The Wargame Laboratory

February 17, 2014– Several years ago, for my book Normandy Crucible  I chose to make use of a boardgame as a kind of historical laboratory. I took an existing game on the Normandy campaign, SPI’s Cobra, done by Brad Hessel many years back, to generate virtual data on the actual campaign. (I’ll say something in a moment about how that went.) The other day, while researching a topic from World War II in the Pacific, I was delighted to encounter another instance of someone who’d done the same thing. This was an honors thesis in history done at Ohio State nearly a decade ago. There’s not enough to call this a trend, but clearly the notion is out there, so I thought I would say something about best practices.

A little more detail on the Normandy Crucible experiment: I set out to explore the contours of the German defense of the hedgerow country following the D-Day invasion in June 1944. I wanted to see if a different combination of German strategic approach and/or defensive tactics might have worked better and, in particular, how these factors impacted on the size of the force the Germans would succeed in withdrawing from Normandy once they began their retreat. To accomplish this I first took the Cobra game and brought it up to date. When it was published in the late 70s we knew very little of the Allied intelligence advantages with ULTRA, the design itself had certain awkward elements, and now we have much better historical data on German replacements and reinforcements. All these things were factored into the game.

To effectuate the laboratory schema, I chose a set of parameters–some strategies, some tactics, some were terrain-based defense emphases. Each of these became a scenario. Then the game was played numerous times with extensive data recorded, ending with the number of German troops who escaped the debacle. The game was played solitaire and with various opponents.  Every scenario was played multiple times. I ended up with a very interesting collection of insights.

In our other example, in 2005 Mark Gribbell at Ohio State used the 1992 editions of the Avalon Hill games Midway and Guadalcanal and modified them to replay the battles of the Philippine Sea (June 1944) and Leyte Gulf (October 1944). Gribbell asked the question of whether the Japanese, had they had better pilots at that time in the Pacific war, could have done better at these decisive naval battles. We don’t know enough about his assumptions or data to judge his actual scenarios, but his conclusions were that the outcomes would still have been Japanese defeats although the Americans would have suffered somewhat higher losses. To judge from the honors thesis, the battles were replayed just a few times.

So, best practices? In my view the first key element is to ensure that the simulation platform actually has the capacity to answer the questions posed. In both of these examples an original boardgame (or games) were modified to accommodate the experiment. There is not sufficient information to describe the actual modifications made in the Pacific war laboratory, but in the Normandy case I am confident the game update provided exactly the platform required.
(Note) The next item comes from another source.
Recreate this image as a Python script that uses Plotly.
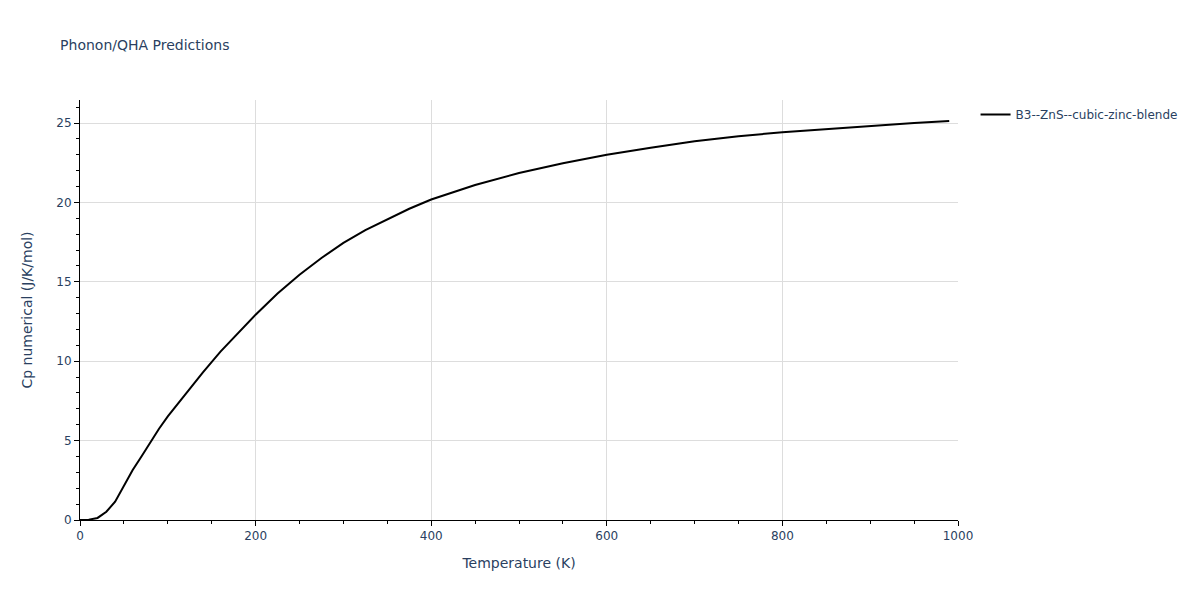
import plotly.graph_objects as go

# temperature (K) and heat capacity
temperature = [0, 10, 20, 30, 40, 50, 60, 70, 80, 90, 100, 120, 140, 160, 180,
               200, 225, 250, 275, 300, 325, 350, 375, 400, 425, 450, 500, 550,
               600, 650, 700, 750, 800, 850, 900, 950, 990]
cp_numerical = [0.0, 0.02, 0.13, 0.52, 1.15, 2.2, 3.15, 4.0, 4.9, 5.75, 6.52,
                7.92, 9.3, 10.6, 11.8, 12.93, 14.26, 15.45, 16.5, 17.45, 18.25,
                18.95, 19.6, 20.18, 20.66, 21.1, 21.85, 22.47, 23.0, 23.45,
                23.85, 24.17, 24.42, 24.62, 24.82, 25.0, 25.13]
series_name = "B3--ZnS--cubic-zinc-blende"

text_color = "#2a3f5f"
font_family = "Verdana, DejaVu Sans, sans-serif"

fig = go.Figure()
fig.add_trace(go.Scatter(x=temperature, y=cp_numerical, mode="lines",
                         name=series_name,
                         line=dict(color="black", width=2)))

axis_style = dict(showline=True, linecolor="black", linewidth=1,
                  ticks="outside", tickcolor="black", ticklen=5,
                  showgrid=True, gridcolor="#dddddd", zeroline=False,
                  tickfont=dict(size=12, color=text_color),
                  title_font=dict(size=14, color=text_color))

# the page body has an 8px margin, so margins are trimmed to keep the plot area in place
fig.update_layout(
    template="none",
    paper_bgcolor="white", plot_bgcolor="white",
    margin=dict(l=72, r=234, t=92, b=72, autoexpand=False),
    title=dict(text="Phonon/QHA Predictions", x=0.044, xanchor="left",
               y=0.9366, yanchor="middle",
               font=dict(size=14, color=text_color)),
    showlegend=True,
    legend=dict(x=1.02, y=1, font=dict(size=12, color=text_color)),
    font=dict(family=font_family, color=text_color),
)
fig.update_xaxes(title_text="Temperature (K)", title_standoff=15,
                 range=[0, 1000], dtick=200,
                 minor=dict(dtick=50, ticks="outside", ticklen=3,
                            tickcolor="black", showgrid=False),
                 **axis_style)
fig.update_yaxes(title_text="Cp numerical (J/K/mol)", title_standoff=20,
                 range=[0, 26.45], dtick=5,
                 minor=dict(dtick=1, ticks="outside", ticklen=3,
                            tickcolor="black", showgrid=False),
                 **axis_style)

fig.write_html("out.html")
The second key element is to ensure the questions are the right ones. For Normandy, the ability of German forces to withdraw was directly measurable by the game. Secondary questions, such as the effect of commencing the retreat at different moments in the history, was also observable. In the Pacific war case, losses were a surrogate measure for the impact of pilot quality, but there the connection is less clear. For example, what about the effect of better Japanese aircraft, along with or apart from, pilots? Gribbell himself suggests something of this with a related conclusion he draws–that the American use of the F-6F “Hellcat” aircraft was a key factor in Japanese losses.

Finally, it is very important to ensure that there are enough iterations of the scenario to collect a broad range of data. This takes better account of the effect of different player strategies and tactics, as well as for the element of chance.

In my case one other lesson of this exercise was that some readers and historians are not yet ready to accept the simulation as a valid tool for historical analysis. In the text of Normandy Crucible I made some use of the simulation laboratory results, but I had originally done more. Comments from readers and editors encouraged me to extract most of this material and move it to an appendix, and some items I had to drop altogether. The simulation laboratory has yet to come into its own.